WHAT THE EXERCISE ASKS
Extract the whole listing as it stands. Do not include the pictures.

STORED DATA
[BEGIN]

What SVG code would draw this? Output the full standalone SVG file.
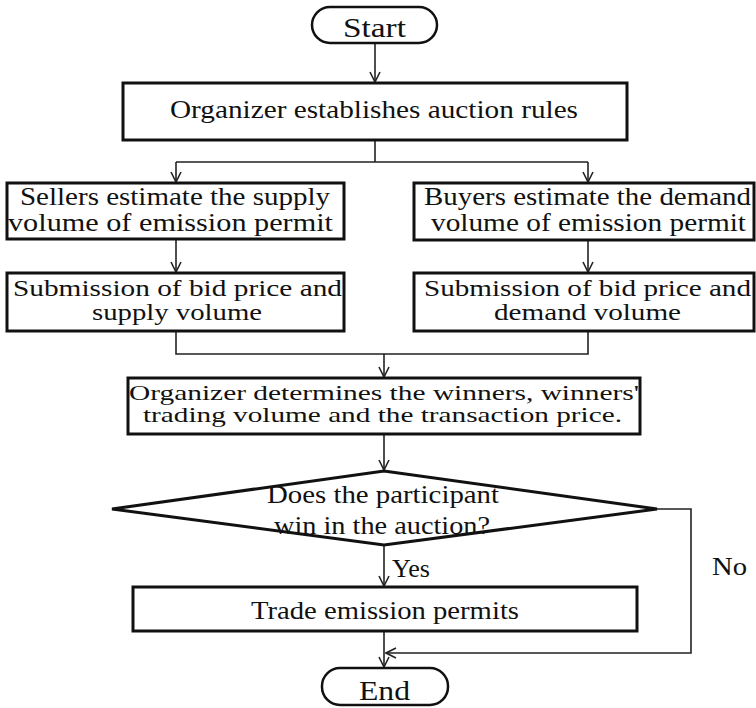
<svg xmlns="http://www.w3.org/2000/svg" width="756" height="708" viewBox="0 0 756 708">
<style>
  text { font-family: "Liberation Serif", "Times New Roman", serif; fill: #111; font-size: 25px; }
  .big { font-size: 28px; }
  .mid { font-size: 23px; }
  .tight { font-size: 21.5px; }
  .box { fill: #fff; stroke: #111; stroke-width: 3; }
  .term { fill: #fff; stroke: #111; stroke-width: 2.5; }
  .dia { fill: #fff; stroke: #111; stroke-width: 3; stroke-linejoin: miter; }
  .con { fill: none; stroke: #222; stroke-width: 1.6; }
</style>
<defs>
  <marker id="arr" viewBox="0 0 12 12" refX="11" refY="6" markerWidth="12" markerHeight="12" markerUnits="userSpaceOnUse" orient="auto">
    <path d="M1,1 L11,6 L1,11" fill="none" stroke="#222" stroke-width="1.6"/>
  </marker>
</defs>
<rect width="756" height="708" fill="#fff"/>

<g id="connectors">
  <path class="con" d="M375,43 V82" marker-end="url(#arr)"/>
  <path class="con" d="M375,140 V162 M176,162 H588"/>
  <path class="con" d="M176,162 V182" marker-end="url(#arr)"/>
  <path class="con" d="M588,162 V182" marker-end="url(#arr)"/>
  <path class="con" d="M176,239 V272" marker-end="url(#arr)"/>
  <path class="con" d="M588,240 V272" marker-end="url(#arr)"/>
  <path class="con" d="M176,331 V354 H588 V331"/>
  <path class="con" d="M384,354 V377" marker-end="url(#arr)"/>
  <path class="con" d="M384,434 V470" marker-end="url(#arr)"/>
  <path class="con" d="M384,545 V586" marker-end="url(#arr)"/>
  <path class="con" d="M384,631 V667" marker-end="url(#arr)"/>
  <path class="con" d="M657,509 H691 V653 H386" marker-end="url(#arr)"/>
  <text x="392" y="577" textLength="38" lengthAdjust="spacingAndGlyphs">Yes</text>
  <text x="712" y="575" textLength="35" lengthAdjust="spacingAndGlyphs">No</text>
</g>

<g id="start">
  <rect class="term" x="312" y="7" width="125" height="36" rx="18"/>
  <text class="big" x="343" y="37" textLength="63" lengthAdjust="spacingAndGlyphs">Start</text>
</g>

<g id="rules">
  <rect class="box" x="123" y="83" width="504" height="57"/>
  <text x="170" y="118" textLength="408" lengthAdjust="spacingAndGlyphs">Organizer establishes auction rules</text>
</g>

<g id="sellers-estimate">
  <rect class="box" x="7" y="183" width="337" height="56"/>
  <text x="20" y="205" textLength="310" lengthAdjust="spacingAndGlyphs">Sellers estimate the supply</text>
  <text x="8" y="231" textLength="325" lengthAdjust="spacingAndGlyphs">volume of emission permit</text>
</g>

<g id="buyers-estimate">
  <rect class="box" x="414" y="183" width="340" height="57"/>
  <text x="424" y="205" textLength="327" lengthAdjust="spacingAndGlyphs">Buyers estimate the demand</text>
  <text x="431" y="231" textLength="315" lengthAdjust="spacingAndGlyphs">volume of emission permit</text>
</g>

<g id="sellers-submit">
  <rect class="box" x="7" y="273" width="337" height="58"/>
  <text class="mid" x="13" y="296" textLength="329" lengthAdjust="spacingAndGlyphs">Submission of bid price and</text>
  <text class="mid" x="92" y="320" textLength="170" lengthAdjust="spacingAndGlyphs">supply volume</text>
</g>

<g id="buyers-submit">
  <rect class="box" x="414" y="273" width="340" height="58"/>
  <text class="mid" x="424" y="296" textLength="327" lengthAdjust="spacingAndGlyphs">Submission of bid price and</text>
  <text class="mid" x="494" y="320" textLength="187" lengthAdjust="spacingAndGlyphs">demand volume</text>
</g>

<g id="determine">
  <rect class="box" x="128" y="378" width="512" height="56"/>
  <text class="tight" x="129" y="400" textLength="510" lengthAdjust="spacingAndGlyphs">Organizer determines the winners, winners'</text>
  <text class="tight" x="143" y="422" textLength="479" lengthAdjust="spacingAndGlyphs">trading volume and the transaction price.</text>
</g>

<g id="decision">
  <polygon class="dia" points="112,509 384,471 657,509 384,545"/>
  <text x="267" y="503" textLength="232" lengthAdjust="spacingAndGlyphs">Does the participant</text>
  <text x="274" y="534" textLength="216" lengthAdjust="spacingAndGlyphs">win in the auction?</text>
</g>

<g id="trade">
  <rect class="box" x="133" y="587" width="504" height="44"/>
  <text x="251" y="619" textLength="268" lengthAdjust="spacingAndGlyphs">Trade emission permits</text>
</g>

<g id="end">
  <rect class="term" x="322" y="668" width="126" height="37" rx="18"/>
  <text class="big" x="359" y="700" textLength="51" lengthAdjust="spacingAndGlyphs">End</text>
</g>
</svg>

[END]

FINAL RESULT
What SVG code would draw this? Output the full standalone SVG file.
<svg xmlns="http://www.w3.org/2000/svg" width="756" height="708" viewBox="0 0 756 708">
<style>
  text { font-family: "Liberation Serif", "Times New Roman", serif; fill: #111; font-size: 25px; }
  .big { font-size: 28px; }
  .mid { font-size: 23px; }
  .tight { font-size: 21.5px; }
  .box { fill: #fff; stroke: #111; stroke-width: 3; }
  .term { fill: #fff; stroke: #111; stroke-width: 2.5; }
  .dia { fill: #fff; stroke: #111; stroke-width: 3; stroke-linejoin: miter; }
  .con { fill: none; stroke: #222; stroke-width: 1.6; }
</style>
<defs>
  <marker id="arr" viewBox="0 0 12 12" refX="11" refY="6" markerWidth="12" markerHeight="12" markerUnits="userSpaceOnUse" orient="auto">
    <path d="M1,1 L11,6 L1,11" fill="none" stroke="#222" stroke-width="1.6"/>
  </marker>
</defs>
<rect width="756" height="708" fill="#fff"/>

<g id="connectors">
  <path class="con" d="M375,43 V82" marker-end="url(#arr)"/>
  <path class="con" d="M375,140 V162 M176,162 H588"/>
  <path class="con" d="M176,162 V182" marker-end="url(#arr)"/>
  <path class="con" d="M588,162 V182" marker-end="url(#arr)"/>
  <path class="con" d="M176,239 V272" marker-end="url(#arr)"/>
  <path class="con" d="M588,240 V272" marker-end="url(#arr)"/>
  <path class="con" d="M176,331 V354 H588 V331"/>
  <path class="con" d="M384,354 V377" marker-end="url(#arr)"/>
  <path class="con" d="M384,434 V470" marker-end="url(#arr)"/>
  <path class="con" d="M384,545 V586" marker-end="url(#arr)"/>
  <path class="con" d="M384,631 V667" marker-end="url(#arr)"/>
  <path class="con" d="M657,509 H691 V653 H386" marker-end="url(#arr)"/>
  <text x="392" y="577" textLength="38" lengthAdjust="spacingAndGlyphs">Yes</text>
  <text x="712" y="575" textLength="35" lengthAdjust="spacingAndGlyphs">No</text>
</g>

<g id="start">
  <rect class="term" x="312" y="7" width="125" height="36" rx="18"/>
  <text class="big" x="343" y="37" textLength="63" lengthAdjust="spacingAndGlyphs">Start</text>
</g>

<g id="rules">
  <rect class="box" x="123" y="83" width="504" height="57"/>
  <text x="170" y="118" textLength="408" lengthAdjust="spacingAndGlyphs">Organizer establishes auction rules</text>
</g>

<g id="sellers-estimate">
  <rect class="box" x="7" y="183" width="337" height="56"/>
  <text x="20" y="205" textLength="310" lengthAdjust="spacingAndGlyphs">Sellers estimate the supply</text>
  <text x="8" y="231" textLength="325" lengthAdjust="spacingAndGlyphs">volume of emission permit</text>
</g>

<g id="buyers-estimate">
  <rect class="box" x="414" y="183" width="340" height="57"/>
  <text x="424" y="205" textLength="327" lengthAdjust="spacingAndGlyphs">Buyers estimate the demand</text>
  <text x="431" y="231" textLength="315" lengthAdjust="spacingAndGlyphs">volume of emission permit</text>
</g>

<g id="sellers-submit">
  <rect class="box" x="7" y="273" width="337" height="58"/>
  <text class="mid" x="13" y="296" textLength="329" lengthAdjust="spacingAndGlyphs">Submission of bid price and</text>
  <text class="mid" x="92" y="320" textLength="170" lengthAdjust="spacingAndGlyphs">supply volume</text>
</g>

<g id="buyers-submit">
  <rect class="box" x="414" y="273" width="340" height="58"/>
  <text class="mid" x="424" y="296" textLength="327" lengthAdjust="spacingAndGlyphs">Submission of bid price and</text>
  <text class="mid" x="494" y="320" textLength="187" lengthAdjust="spacingAndGlyphs">demand volume</text>
</g>

<g id="determine">
  <rect class="box" x="128" y="378" width="512" height="56"/>
  <text class="tight" x="129" y="400" textLength="510" lengthAdjust="spacingAndGlyphs">Organizer determines the winners, winners'</text>
  <text class="tight" x="143" y="422" textLength="479" lengthAdjust="spacingAndGlyphs">trading volume and the transaction price.</text>
</g>

<g id="decision">
  <polygon class="dia" points="112,509 384,471 657,509 384,545"/>
  <text x="267" y="503" textLength="232" lengthAdjust="spacingAndGlyphs">Does the participant</text>
  <text x="274" y="534" textLength="216" lengthAdjust="spacingAndGlyphs">win in the auction?</text>
</g>

<g id="trade">
  <rect class="box" x="133" y="587" width="504" height="44"/>
  <text x="251" y="619" textLength="268" lengthAdjust="spacingAndGlyphs">Trade emission permits</text>
</g>

<g id="end">
  <rect class="term" x="322" y="668" width="126" height="37" rx="18"/>
  <text class="big" x="359" y="700" textLength="51" lengthAdjust="spacingAndGlyphs">End</text>
</g>
</svg>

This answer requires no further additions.